Deutsche Bank Prize in Financial Economics 2011 awarded to Kenneth Rogoff

Kenneth Rogoff, Professor of Economics and Thomas D. Cabot Professor of Public Policy at Harvard University in Cambridge, Massachusetts, was awarded the Deutsche Bank Prize in Financial Economics 2011 by Josef Ackermann at an academic symposium in Frankfurt today.

“Kenneth Rogoff’s research tells us that the crisis currently gripping the entire credit structure at the core of the world economy is likely to lead to less liberal financial markets, both nationally and internationally, to explicit debt restructuring, both public and private, and to new monetary and fiscal arrangements,” Ackermann said during the award ceremony.

“His research also tells us that a remedy to this epochal crisis will require a comprehensive approach that brings our economies onto a slow and tortuous path towards debt sustainability,” the Chairman of the Management Board and the Group Executive Committee added.

The Deutsche Bank Prize in Financial Economics is awarded every other year by the Center for Financial Studies (CFS) in partnership with the Goethe University Frankfurt.

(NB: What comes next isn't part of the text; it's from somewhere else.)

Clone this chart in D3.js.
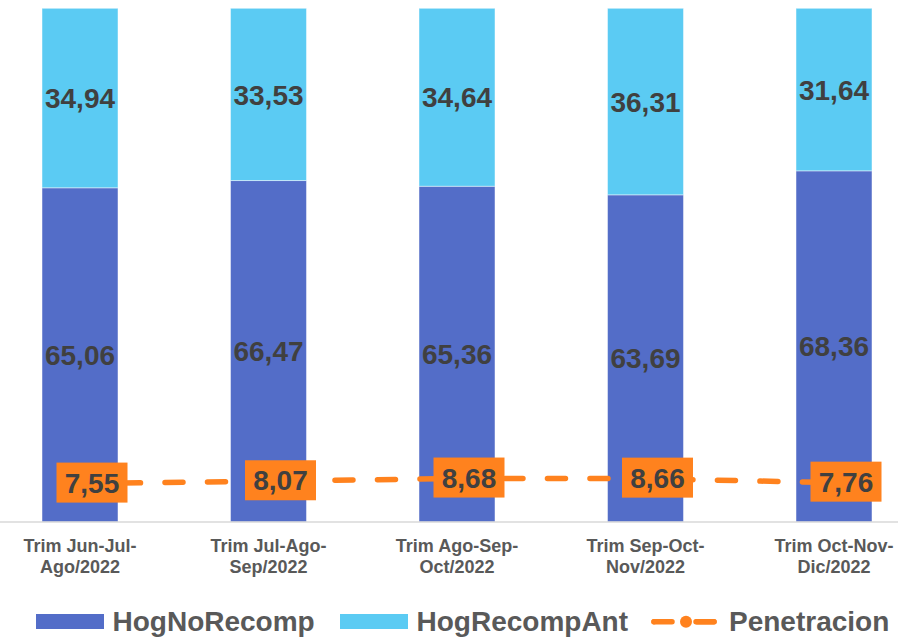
<!DOCTYPE html>
<html>
<head>
<meta charset="utf-8">
<script src="https://cdn.jsdelivr.net/npm/d3@7"></script>
<style>
  body { margin: 0; background: #fff; }
  svg { display: block; font-family: "Liberation Sans", Arial, sans-serif; }
</style>
</head>
<body>
<svg id="chart" width="898" height="637"></svg>
<script>
// data
const categories = [
  ["Trim Jun-Jul-", "Ago/2022"],
  ["Trim Jul-Ago-", "Sep/2022"],
  ["Trim Ago-Sep-", "Oct/2022"],
  ["Trim Sep-Oct-", "Nov/2022"],
  ["Trim Oct-Nov-", "Dic/2022"]
];
const hogNoRecomp = [65.06, 66.47, 65.36, 63.69, 68.36];
const hogRecompAnt = [34.94, 33.53, 34.64, 36.31, 31.64];
const penetracion = [7.55, 8.07, 8.68, 8.66, 7.76];

const colNo = "#536DC8";
const colAnt = "#5BCBF3";
const colPen = "#FF821E";

const svg = d3.select("#chart");
const baseY = 522, topY = 8.3;

// scales
const x = d3.scaleBand()
  .domain(d3.range(categories.length))
  .range([-14.25, 928.25])
  .paddingInner(0.597)
  .paddingOuter(0.2985);

const y = d3.scaleLinear().domain([0, 100]).range([baseY, topY]);
// secondary axis for the line (hidden)
const y2 = d3.scaleLinear().domain([0, 114]).range([517.3, topY]);

// stacked bars
const rows = categories.map((c, i) => ({ i: i, no: hogNoRecomp[i], ant: hogRecompAnt[i] }));
const stack = d3.stack().keys(["no", "ant"])(rows);
const colors = { no: colNo, ant: colAnt };

stack.forEach(layer => {
  svg.append("g")
    .selectAll("rect")
    .data(layer)
    .enter()
    .append("rect")
    .attr("x", d => x(d.data.i))
    .attr("width", x.bandwidth())
    .attr("y", d => y(d[1]))
    .attr("height", d => y(d[0]) - y(d[1]))
    .attr("fill", colors[layer.key])
    .attr("stroke", "#ffffff")
    .attr("stroke-opacity", 0.45)
    .attr("stroke-width", 1);

  svg.append("g")
    .selectAll("text")
    .data(layer)
    .enter()
    .append("text")
    .attr("x", d => x(d.data.i) + x.bandwidth() / 2)
    .attr("y", d => (y(d[0]) + y(d[1])) / 2)
    .attr("dy", "0.36em")
    .attr("text-anchor", "middle")
    .attr("font-size", 28)
    .attr("font-weight", "bold")
    .attr("fill", "#404040")
    .text(d => (d[1] - d[0]).toFixed(2).replace(".", ","));
});

// category axis line
svg.append("line")
  .attr("x1", 0).attr("x2", 898)
  .attr("y1", baseY).attr("y2", baseY)
  .attr("stroke", "#D9D9D9")
  .attr("stroke-width", 1.5);

// category labels
const catG = svg.append("g");
categories.forEach((lines, i) => {
  const t = catG.append("text")
    .attr("x", x(i) + x.bandwidth() / 2)
    .attr("y", 552)
    .attr("text-anchor", "middle")
    .attr("font-size", 18)
    .attr("font-weight", "bold")
    .attr("fill", "#595959");
  lines.forEach((l, k) => {
    t.append("tspan")
      .attr("x", x(i) + x.bandwidth() / 2)
      .attr("dy", k === 0 ? 0 : 20.5)
      .text(l);
  });
});

// penetracion line
const line = d3.line()
  .x((d, i) => x(i) + x.bandwidth() / 2)
  .y(d => y2(d));

svg.append("path")
  .datum(penetracion)
  .attr("d", line)
  .attr("fill", "none")
  .attr("stroke", colPen)
  .attr("stroke-width", 5.5)
  .attr("stroke-linecap", "round")
  .attr("stroke-dasharray", "18,24.5");

// label boxes, nudged right of the point like in the original
const lab = svg.append("g")
  .selectAll("g")
  .data(penetracion)
  .enter()
  .append("g")
  .attr("transform", (d, i) => `translate(${x(i) + x.bandwidth() / 2 + 12},${y2(d) - 1})`);

lab.append("rect")
  .attr("x", -35.5)
  .attr("y", -20)
  .attr("width", 71)
  .attr("height", 40)
  .attr("fill", colPen);

lab.append("text")
  .attr("text-anchor", "middle")
  .attr("dy", "0.36em")
  .attr("font-size", 28)
  .attr("font-weight", "bold")
  .attr("fill", "#404040")
  .text(d => d.toFixed(2).replace(".", ","));

// legend
const leg = svg.append("g").attr("font-size", 28).attr("font-weight", "bold").attr("fill", "#595959");
leg.append("rect").attr("x", 36).attr("y", 614).attr("width", 68).attr("height", 15).attr("fill", colNo);
leg.append("text").attr("x", 112.5).attr("y", 631).text("HogNoRecomp");
leg.append("rect").attr("x", 340).attr("y", 614).attr("width", 68).attr("height", 15).attr("fill", colAnt);
leg.append("text").attr("x", 416.5).attr("y", 631).text("HogRecompAnt");
leg.append("line")
  .attr("x1", 654).attr("x2", 714)
  .attr("y1", 621.7).attr("y2", 621.7)
  .attr("stroke", colPen).attr("stroke-width", 5.5)
  .attr("stroke-linecap", "round")
  .attr("stroke-dasharray", "18,24");
leg.append("line")
  .attr("x1", 654).attr("x2", 714)
  .attr("y1", 621.7).attr("y2", 621.7)
  .attr("stroke", colPen).attr("stroke-width", 5.5)
  .attr("stroke-linecap", "round")
  .attr("stroke-dasharray", "0,43,18,10");
leg.append("circle").attr("cx", 686).attr("cy", 621.7).attr("r", 6).attr("fill", colPen);
leg.append("text").attr("x", 729).attr("y", 631).text("Penetracion");
</script>
</body>
</html>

It is sponsored by the Deutsche Bank Donation Fund and endowed with EUR 50,000.

“It is a great honour to receive this prize both in light of the important researchers who have won previously, as well as the distinguished international academic committee that makes the selection,” said Rogoff. “I am also fortunate to have worked with several extraordinary co-authors over the years,” he added.

Kenneth Rogoff

The award was given to Rogoff in recognition of his pioneering work in international finance and macroeconomics. “Rogoff’s work on sovereign default and debt restructuring, global imbalances, exchange rates and the history of financial crises is highly relevant for understanding and addressing today’s global challenges,” said Jury Chairman and CFS Director Uwe Walz in a comment on the jury’s selection. “Rogoff has not only contributed pioneering work of the greatest academic importance, he has also made his findings accessible to a broad public.”

Rogoff is regarded as a leading expert on international macroeconomics. The empirical, theoretical and historical work of the renowned economist covers research on exchange rates, credibility of monetary policy, the independence of central banks, sovereign debt and the history of financial crises.

The award

The Deutsche Bank Prize in Financial Economics is one of the most prestigious awards of its kind. It honours economists whose work has influenced research in financial economics, leading to fundamental advances in theory and practice.

Earlier recipients of the Deutsche Bank Prize in Financial Economics are:
- 2009: Robert J. Shiller, Arthur M. Okun Professor of Economics, Cowles Foundation for Research in Economics at the Yale School of Management, for his work on asset pricing and related macroeconomic risks;
- 2007: Michael Woodford, Professor of Political Economy at Columbia University, for his fundamental contributions to the theory and practical analysis of  monetary policy;
- 2005: Eugene F. Fama, Professor of Finance at the University of Chicago, for his theory of efficient markets.

The symposium

The award ceremony was held at an academic symposium, entitled ‘Global perspective on the financial crisis’, at Goethe University in Frankfurt. The event’s keynote speaker, Stanley Fischer, Governor of Bank of Israel, spoke about the role of central banks in a financial crisis.

A panel, which included: Philippe Bacchetta, Professor of Macroeconomics at the University of Lausanne, Switzerland; Claudio Borio, Deputy Head of the Monetary and Economic Department at the Bank for International Settlements; Otmar Issing, CFS President; and Thomas Mayer, Chief Economist of Deutsche Bank, discussed key challenges for academia, such as risk, financial stability and regulation.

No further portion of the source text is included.